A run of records

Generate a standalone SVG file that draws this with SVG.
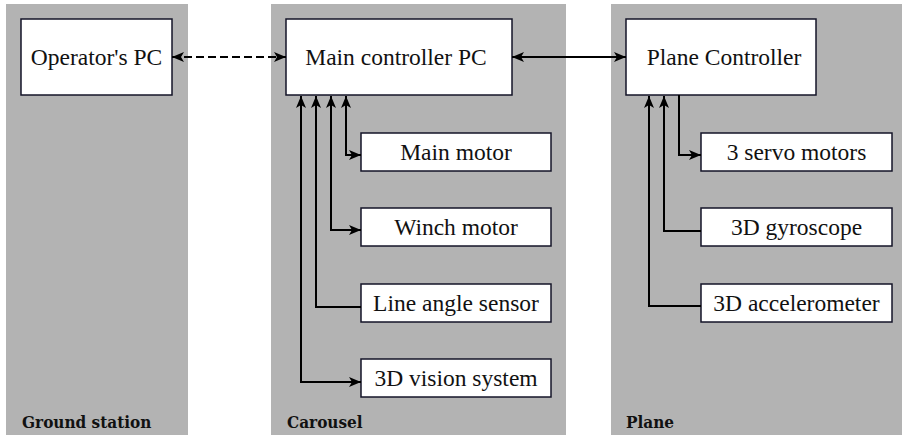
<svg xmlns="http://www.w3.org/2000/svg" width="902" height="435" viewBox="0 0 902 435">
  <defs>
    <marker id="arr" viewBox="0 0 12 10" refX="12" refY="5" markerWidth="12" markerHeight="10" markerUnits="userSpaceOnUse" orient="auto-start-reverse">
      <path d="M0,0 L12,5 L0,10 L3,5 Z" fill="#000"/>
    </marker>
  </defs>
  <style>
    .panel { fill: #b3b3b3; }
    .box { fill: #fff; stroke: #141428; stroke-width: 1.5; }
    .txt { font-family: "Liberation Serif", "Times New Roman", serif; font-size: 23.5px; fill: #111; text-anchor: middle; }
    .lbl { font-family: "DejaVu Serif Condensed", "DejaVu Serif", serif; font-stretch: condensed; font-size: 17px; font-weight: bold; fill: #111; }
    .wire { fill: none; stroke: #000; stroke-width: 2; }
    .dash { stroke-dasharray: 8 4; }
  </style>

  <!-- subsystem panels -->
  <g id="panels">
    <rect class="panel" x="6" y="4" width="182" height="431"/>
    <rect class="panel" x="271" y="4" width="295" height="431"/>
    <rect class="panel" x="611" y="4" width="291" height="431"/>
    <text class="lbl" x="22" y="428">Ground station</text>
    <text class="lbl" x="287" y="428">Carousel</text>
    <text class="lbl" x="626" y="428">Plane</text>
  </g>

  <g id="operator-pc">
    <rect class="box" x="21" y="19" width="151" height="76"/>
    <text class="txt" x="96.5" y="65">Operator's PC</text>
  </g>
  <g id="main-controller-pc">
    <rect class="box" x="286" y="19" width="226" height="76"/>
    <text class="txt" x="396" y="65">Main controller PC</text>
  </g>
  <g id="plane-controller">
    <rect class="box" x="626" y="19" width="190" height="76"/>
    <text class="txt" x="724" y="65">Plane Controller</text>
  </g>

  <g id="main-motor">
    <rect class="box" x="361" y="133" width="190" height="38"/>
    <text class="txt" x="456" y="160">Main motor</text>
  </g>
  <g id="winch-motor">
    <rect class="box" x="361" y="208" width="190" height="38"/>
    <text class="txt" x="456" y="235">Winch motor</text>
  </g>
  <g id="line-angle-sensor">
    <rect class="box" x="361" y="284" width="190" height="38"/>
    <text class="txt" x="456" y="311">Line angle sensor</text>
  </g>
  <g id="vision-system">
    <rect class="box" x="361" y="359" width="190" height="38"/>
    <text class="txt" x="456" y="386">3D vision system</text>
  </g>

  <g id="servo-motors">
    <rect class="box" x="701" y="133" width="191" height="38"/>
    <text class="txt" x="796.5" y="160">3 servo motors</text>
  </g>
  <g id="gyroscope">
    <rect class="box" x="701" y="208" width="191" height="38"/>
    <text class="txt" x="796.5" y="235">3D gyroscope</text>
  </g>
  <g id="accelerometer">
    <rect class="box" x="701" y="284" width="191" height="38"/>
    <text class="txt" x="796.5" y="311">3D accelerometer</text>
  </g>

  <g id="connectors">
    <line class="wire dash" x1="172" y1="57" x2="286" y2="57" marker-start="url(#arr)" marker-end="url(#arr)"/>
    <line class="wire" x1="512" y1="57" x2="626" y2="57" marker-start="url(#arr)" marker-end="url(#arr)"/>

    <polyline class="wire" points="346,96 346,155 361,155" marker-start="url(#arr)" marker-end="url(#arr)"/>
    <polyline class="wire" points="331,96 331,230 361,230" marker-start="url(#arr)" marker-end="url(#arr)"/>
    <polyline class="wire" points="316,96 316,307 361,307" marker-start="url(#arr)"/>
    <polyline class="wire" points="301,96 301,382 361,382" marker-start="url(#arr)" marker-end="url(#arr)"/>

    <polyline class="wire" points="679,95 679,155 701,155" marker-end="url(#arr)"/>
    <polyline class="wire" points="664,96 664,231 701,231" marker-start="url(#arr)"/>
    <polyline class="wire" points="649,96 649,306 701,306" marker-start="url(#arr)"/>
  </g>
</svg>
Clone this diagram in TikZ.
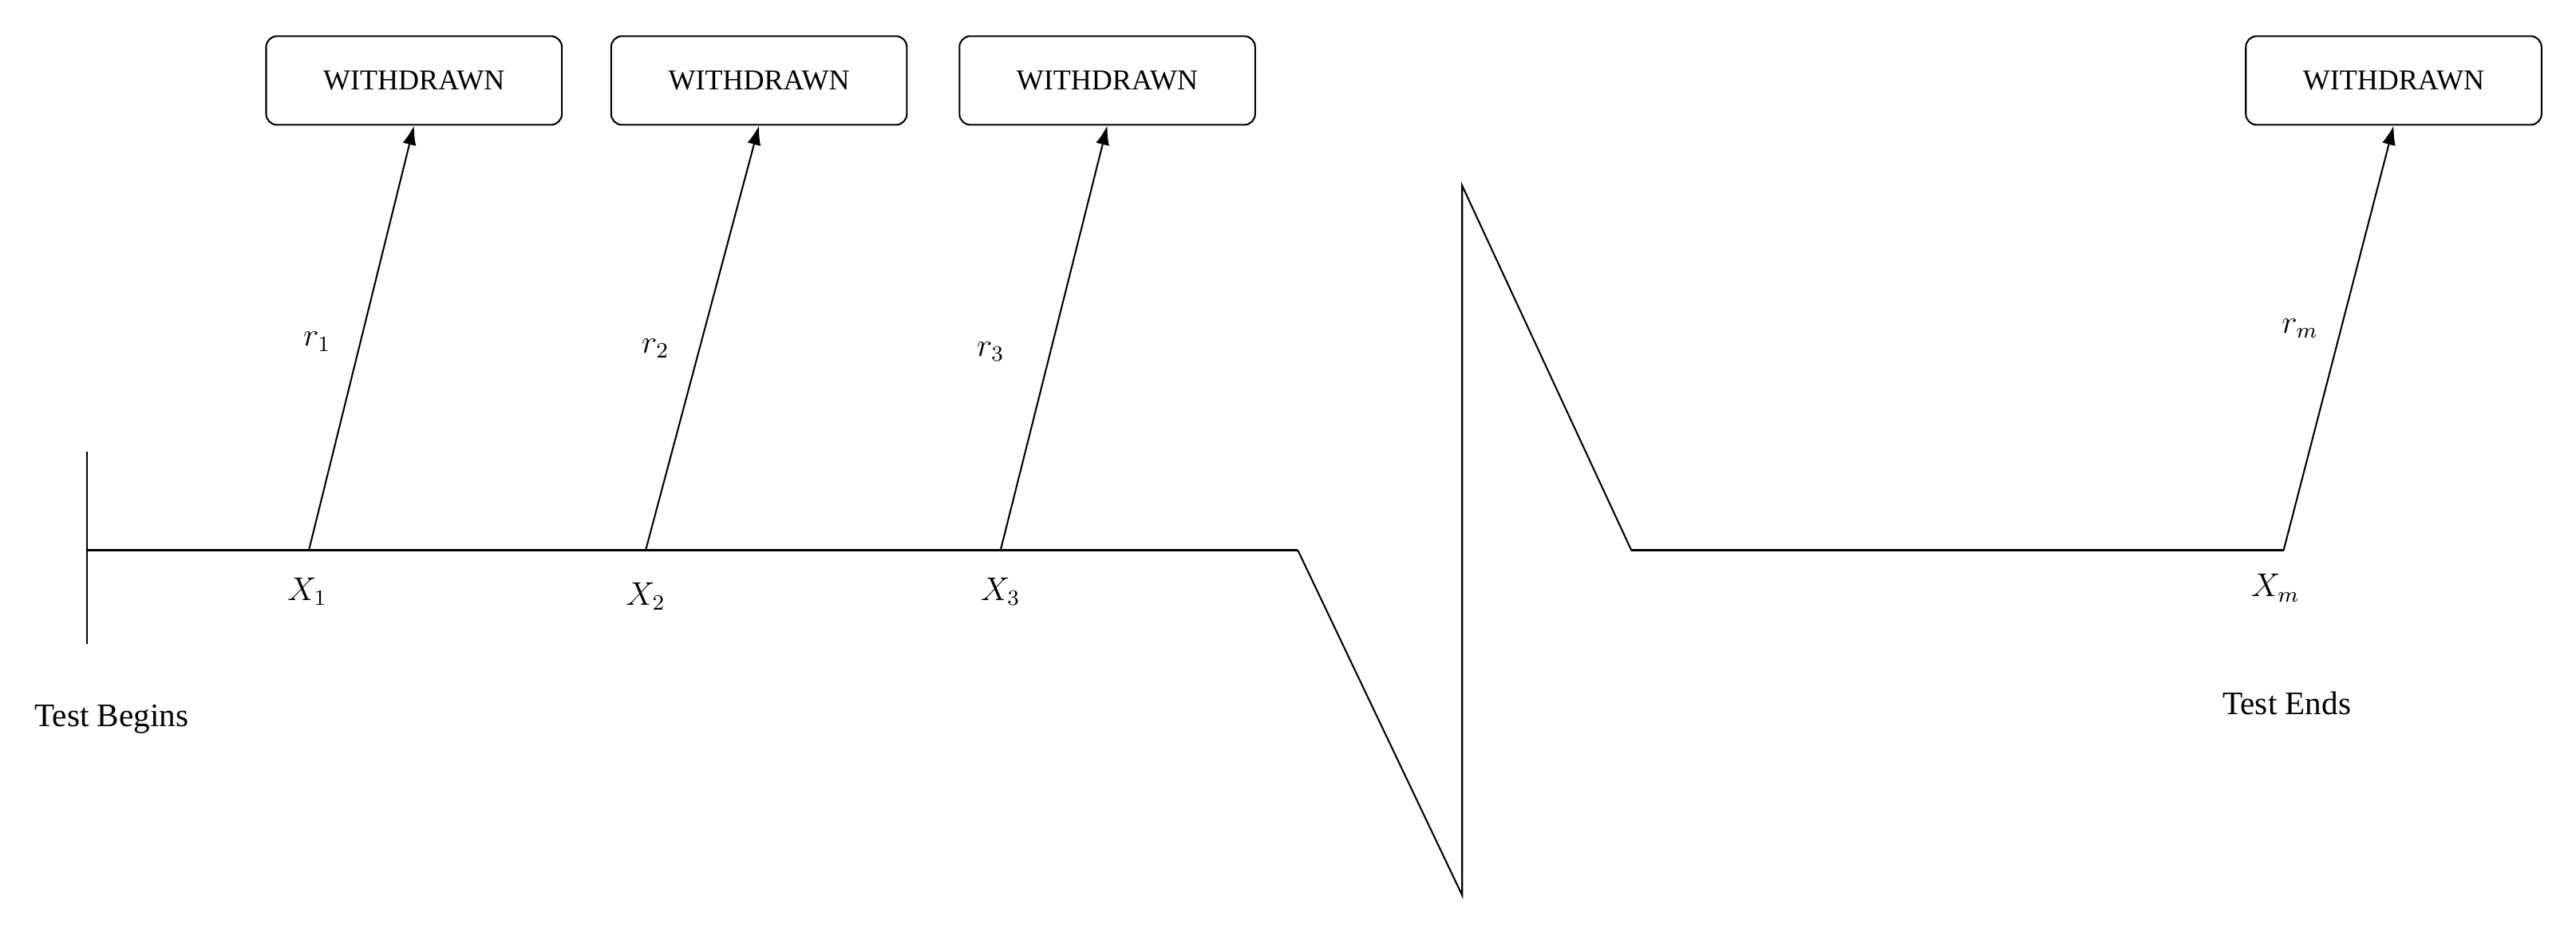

→ TASK OBJECTIVE: Output the records above exactly; leave out the pictures.

→ WORKED SOLUTION:
Generate a standalone SVG file that draws this with SVG.
<svg xmlns="http://www.w3.org/2000/svg" width="902" height="435" viewBox="0 0 902 435">
  <defs>
    <marker id="arr" viewBox="0 0 12 10" refX="12" refY="5" markerWidth="12" markerHeight="10" markerUnits="userSpaceOnUse" orient="auto-start-reverse">
      <path d="M0,0 L12,5 L0,10 L3,5 Z" fill="#000"/>
    </marker>
  </defs>
  <style>
    .panel { fill: #b3b3b3; }
    .box { fill: #fff; stroke: #141428; stroke-width: 1.5; }
    .txt { font-family: "Liberation Serif", "Times New Roman", serif; font-size: 23.5px; fill: #111; text-anchor: middle; }
    .lbl { font-family: "DejaVu Serif Condensed", "DejaVu Serif", serif; font-stretch: condensed; font-size: 17px; font-weight: bold; fill: #111; }
    .wire { fill: none; stroke: #000; stroke-width: 2; }
    .dash { stroke-dasharray: 8 4; }
  </style>

  <!-- subsystem panels -->
  <g id="panels">
    <rect class="panel" x="6" y="4" width="182" height="431"/>
    <rect class="panel" x="271" y="4" width="295" height="431"/>
    <rect class="panel" x="611" y="4" width="291" height="431"/>
    <text class="lbl" x="22" y="428">Ground station</text>
    <text class="lbl" x="287" y="428">Carousel</text>
    <text class="lbl" x="626" y="428">Plane</text>
  </g>

  <g id="operator-pc">
    <rect class="box" x="21" y="19" width="151" height="76"/>
    <text class="txt" x="96.5" y="65">Operator's PC</text>
  </g>
  <g id="main-controller-pc">
    <rect class="box" x="286" y="19" width="226" height="76"/>
    <text class="txt" x="396" y="65">Main controller PC</text>
  </g>
  <g id="plane-controller">
    <rect class="box" x="626" y="19" width="190" height="76"/>
    <text class="txt" x="724" y="65">Plane Controller</text>
  </g>

  <g id="main-motor">
    <rect class="box" x="361" y="133" width="190" height="38"/>
    <text class="txt" x="456" y="160">Main motor</text>
  </g>
  <g id="winch-motor">
    <rect class="box" x="361" y="208" width="190" height="38"/>
    <text class="txt" x="456" y="235">Winch motor</text>
  </g>
  <g id="line-angle-sensor">
    <rect class="box" x="361" y="284" width="190" height="38"/>
    <text class="txt" x="456" y="311">Line angle sensor</text>
  </g>
  <g id="vision-system">
    <rect class="box" x="361" y="359" width="190" height="38"/>
    <text class="txt" x="456" y="386">3D vision system</text>
  </g>

  <g id="servo-motors">
    <rect class="box" x="701" y="133" width="191" height="38"/>
    <text class="txt" x="796.5" y="160">3 servo motors</text>
  </g>
  <g id="gyroscope">
    <rect class="box" x="701" y="208" width="191" height="38"/>
    <text class="txt" x="796.5" y="235">3D gyroscope</text>
  </g>
  <g id="accelerometer">
    <rect class="box" x="701" y="284" width="191" height="38"/>
    <text class="txt" x="796.5" y="311">3D accelerometer</text>
  </g>

  <g id="connectors">
    <line class="wire dash" x1="172" y1="57" x2="286" y2="57" marker-start="url(#arr)" marker-end="url(#arr)"/>
    <line class="wire" x1="512" y1="57" x2="626" y2="57" marker-start="url(#arr)" marker-end="url(#arr)"/>

    <polyline class="wire" points="346,96 346,155 361,155" marker-start="url(#arr)" marker-end="url(#arr)"/>
    <polyline class="wire" points="331,96 331,230 361,230" marker-start="url(#arr)" marker-end="url(#arr)"/>
    <polyline class="wire" points="316,96 316,307 361,307" marker-start="url(#arr)"/>
    <polyline class="wire" points="301,96 301,382 361,382" marker-start="url(#arr)" marker-end="url(#arr)"/>

    <polyline class="wire" points="679,95 679,155 701,155" marker-end="url(#arr)"/>
    <polyline class="wire" points="664,96 664,231 701,231" marker-start="url(#arr)"/>
    <polyline class="wire" points="649,96 649,306 701,306" marker-start="url(#arr)"/>
  </g>
</svg>
Clone this diagram in TikZ.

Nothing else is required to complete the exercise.